Pour les aider, Ouest France a publié un intéressant articulet sur les édicules japonais. Modernes, dame ! Pire qu’on pouvait l’imaginer !
Figurez-vous que, dès l’installation du client sur le « trône » , un bras articulé s’en vient positionner une éprouvette à l’endroit adéquat et réalise immédiatement une analyse d’urine. Tandis qu’un tensiomètre judicieusement placé près du PQ permet de mesurer la tension artérielle. Lorsque le client se lave les mains, une balance, encastrée dans le sol, réalise une pesée automatique.

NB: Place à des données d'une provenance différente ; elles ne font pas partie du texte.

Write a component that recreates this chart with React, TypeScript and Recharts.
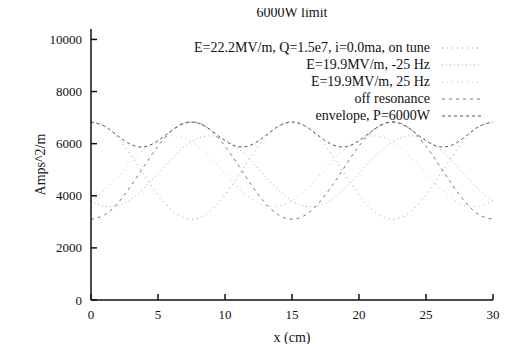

Evidemment, ceux qui sortent sans se laver les mains ne bénéficient pas de ce contrôle médical.
Si le client a un peu de temps, il peut manipuler une sorte de guidon qui, au-to-ma-ti-que-ment calcule la masse graisseuse de son corps. Le tout est analysé et envoyé sur l’ordinateur personnel du client, avec quelques conseils appropriés.
La machine n’envoie pas la facture des analyses et ne réalise pas encore un test automatique de contrôle du sida. Mais ça viendra.
Aurons-nous à Châteaubriant des pissoires ultra-modernes ? Il faudrait y prévoir un système d’analyse de la pensée. Cela donnerait un attrait touristique supplémentaire à la ville.